Method 1: Using Two Points
This is the most common method. If you have the coordinates of two points on the line, (x₁, y₁) and (x₂, y₂), you can calculate the slope (m) using the following formula:
m = (y₂ - y₁) / (x₂ - x₁)
Let's illustrate with an example:
Find the slope of the line passing through points (2, 3) and (5, 9).
- Identify your points: (x₁, y₁) = (2, 3) and (x₂, y₂) = (5, 9)
- Apply the formula: m = (9 - 3) / (5 - 2) = 6 / 3 = 2
- The slope is 2. This means for every 1 unit increase in the x-direction, the y-value increases by 2 units.
Important Note: Ensure you subtract the coordinates consistently. Subtracting (x₁, y₁) from (x₂, y₂) or vice versa will yield the same slope, as long as you are consistent.
Method 2: Using the Equation of a Line
The equation of a line is often written in slope-intercept form:
y = mx + b
Where:
- m represents the slope
- b represents the y-intercept (the point where the line crosses the y-axis)
Example:
If the equation of a line is y = 3x + 2, the slope (m) is simply 3. The y-intercept is 2.

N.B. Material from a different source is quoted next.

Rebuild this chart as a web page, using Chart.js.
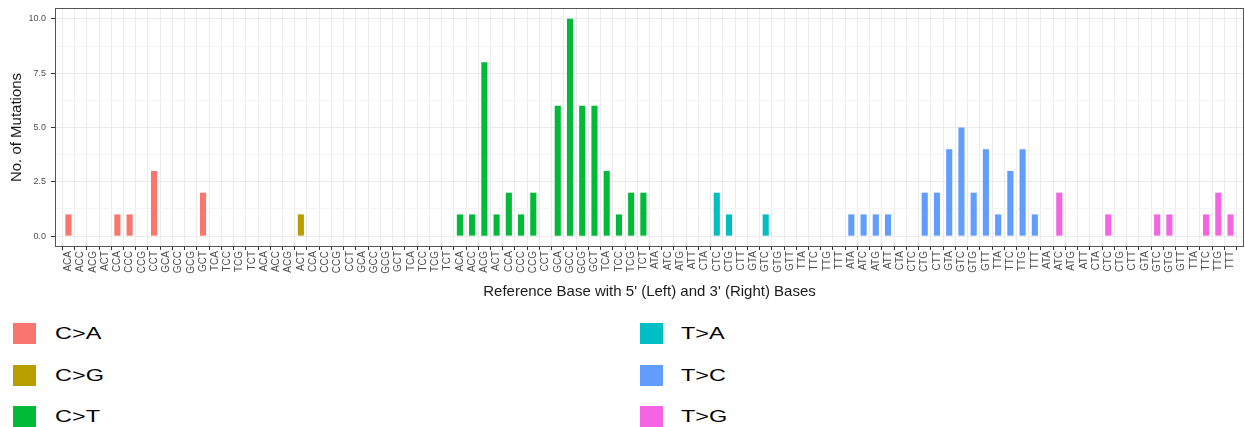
<!DOCTYPE html>
<html>
<head>
<meta charset="utf-8">
<script src="https://cdn.jsdelivr.net/npm/chart.js@4.4.1/dist/chart.umd.min.js"></script>
<style>
  html, body { margin: 0; padding: 0; background: #ffffff; }
  #wrap { position: relative; width: 1245px; height: 427px; overflow: hidden; font-family: "Liberation Sans", Arial, Helvetica, sans-serif; }
  #plot { position: absolute; left: 0; top: 0; width: 1245px; height: 305px; }
  .key { position: absolute; width: 23px; height: 21px; }
  .key-label { position: absolute; font-size: 17px; line-height: 21px; color: #000; white-space: nowrap;
               transform: scaleX(1.38); transform-origin: left center; }
</style>
</head>
<body>
<div id="wrap">
  <div id="plot"><canvas id="chart" width="1245" height="305"></canvas></div>
  <div id="legend"></div>
</div>
<script>
// Trinucleotide contexts (5' base, reference base, 3' base)
const contextsC = ["ACA","ACC","ACG","ACT","CCA","CCC","CCG","CCT","GCA","GCC","GCG","GCT","TCA","TCC","TCG","TCT"];
const contextsT = ["ATA","ATC","ATG","ATT","CTA","CTC","CTG","CTT","GTA","GTC","GTG","GTT","TTA","TTC","TTG","TTT"];

// Substitution classes and their colours
const mutationTypes = ["C>A", "C>G", "C>T", "T>A", "T>C", "T>G"];
const typeColors = ["#F8766D", "#B79F00", "#00BA38", "#00BFC4", "#619CFF", "#F564E3"];

// Mutation counts per context, one array per substitution class
const countsCA = [1,0,0,0, 1,1,0,3, 0,0,0,2, 0,0,0,0];
const countsCG = [0,0,0,1, 0,0,0,0, 0,0,0,0, 0,0,0,0];
const countsCT = [1,1,8,1, 2,1,2,0, 6,10,6,6, 3,1,2,2];
const countsTA = [0,0,0,0, 0,2,1,0, 0,1,0,0, 0,0,0,0];
const countsTC = [1,1,1,1, 0,0,2,2, 4,5,2,4, 1,3,4,1];
const countsTG = [0,2,0,0, 0,1,0,0, 0,1,1,0, 0,1,2,1];

// Y-axis ticks (major every 2.5, minor halfway between)
const yTicks = [0, 1.25, 2.5, 3.75, 5, 6.25, 7.5, 8.75, 10];

const countsByType = [countsCA, countsCG, countsCT, countsTA, countsTC, countsTG];
const labels = [];
const values = [];
const colors = [];
mutationTypes.forEach((t, k) => {
  const ctxs = t[0] === "C" ? contextsC : contextsT;
  ctxs.forEach((c, j) => {
    labels.push(c);
    values.push(countsByType[k][j]);
    colors.push(typeColors[k]);
  });
});
const points = values.map((v, i) => ({ x: i, y: v }));

const isMajor = v => Math.abs(v / 2.5 - Math.round(v / 2.5)) < 1e-9;

// Panel frame drawn round the whole plotting area
const panelBorder = {
  id: "panelBorder",
  afterDatasetsDraw(chart) {
    const { ctx, chartArea: a } = chart;
    ctx.save();
    ctx.strokeStyle = "#555555";
    ctx.lineWidth = 1;
    ctx.strokeRect(Math.round(a.left) + 0.5, Math.round(a.top) + 0.5,
                   Math.round(a.right - a.left) - 1, Math.round(a.bottom - a.top) - 1);
    ctx.restore();
  }
};

new Chart(document.getElementById("chart"), {
  type: "bar",
  data: {
    datasets: [{
      data: points,
      backgroundColor: colors,
      borderWidth: 0,
      categoryPercentage: 1,
      barPercentage: 0.5
    }]
  },
  options: {
    responsive: false,
    devicePixelRatio: 1,
    animation: false,
    layout: { padding: { top: 8, right: 1, left: 0, bottom: 0 } },
    plugins: { legend: { display: false }, tooltip: { enabled: false } },
    scales: {
      x: {
        type: "linear",
        min: -1.1,
        max: 96.1,
        offset: false,
        afterBuildTicks(scale) { scale.ticks = labels.map((_, i) => ({ value: i })); },
        afterFit(scale) { scale.height = 58; },
        ticks: {
          autoSkip: false,
          maxRotation: 90,
          minRotation: 90,
          padding: 1,
          color: "#4d4d4d",
          font: { family: "'Liberation Sans', Arial, sans-serif", size: 10 },
          callback: (v) => labels[Math.round(v)]
        },
        grid: { color: "#ebebeb", lineWidth: 1, tickColor: "#333333", tickLength: 3 },
        border: { display: false },
        title: {
          display: true,
          text: "Reference Base with 5' (Left) and 3' (Right) Bases",
          color: "#1a1a1a",
          font: { family: "'Liberation Sans', Arial, sans-serif", size: 15 },
          padding: { top: 0, bottom: 4 }
        }
      },
      y: {
        min: -0.5,
        max: 10.5,
        afterBuildTicks(scale) { scale.ticks = yTicks.map(v => ({ value: v })); },
        afterFit(scale) {
          scale.width = 55;
          scale.paddingTop = 0;
          scale.paddingBottom = 0;
        },
        ticks: {
          padding: 5,
          color: "#4d4d4d",
          font: { family: "'Liberation Sans', Arial, sans-serif", size: 9 },
          callback: (v) => isMajor(v) ? v.toFixed(1) : ""
        },
        grid: {
          color: (c) => (c.tick && isMajor(c.tick.value)) ? "#ebebeb" : "#f4f4f4",
          lineWidth: 1,
          tickColor: (c) => (c.tick && isMajor(c.tick.value)) ? "#333333" : "rgba(0,0,0,0)",
          tickLength: 4
        },
        border: { display: false },
        title: {
          display: true,
          text: "No. of Mutations",
          color: "#1a1a1a",
          font: { family: "'Liberation Sans', Arial, sans-serif", size: 15 },
          padding: { top: 8, bottom: 0 }
        }
      }
    }
  },
  plugins: [panelBorder]
});

// Legend: two columns of three keys below the plot
const legend = document.getElementById("legend");
mutationTypes.forEach((t, i) => {
  const col = Math.floor(i / 3), row = i % 3;
  const top = 323 + row * 41.5;
  const key = document.createElement("div");
  key.className = "key";
  key.style.left = (col ? 640 : 13) + "px";
  key.style.top = top + "px";
  key.style.background = typeColors[i];
  const lab = document.createElement("div");
  lab.className = "key-label";
  lab.style.left = (col ? 681 : 55) + "px";
  lab.style.top = top + "px";
  lab.textContent = t;
  legend.appendChild(key);
  legend.appendChild(lab);
});
</script>
</body>
</html>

Method 3: Interpreting a Graph
If you have a graph of the line, you can visually determine the slope.
- Choose two points: Select any two distinct points on the line.
- Count the rise: Count the vertical distance (rise) between the two points. Movement upwards is positive, and downwards is negative.
- Count the run: Count the horizontal distance (run) between the two points. Movement to the right is positive, and to the left is negative.
- Calculate the slope: Divide the rise by the run (rise/run).
Handling Special Cases:
- Horizontal Line: A horizontal line has a slope of 0. The y-coordinates of all points on the line are the same.
- Vertical Line: A vertical line has an undefined slope. The x-coordinates of all points on the line are the same. The formula results in division by zero, which is undefined.
Practice Makes Perfect!
The best way to master finding the slope of a line is through practice. Try working through different examples using the methods described above. You can find plenty of practice problems online or in textbooks. Remember, understanding the concept of rise over run is key! With consistent practice, you'll confidently tackle any slope-related problem.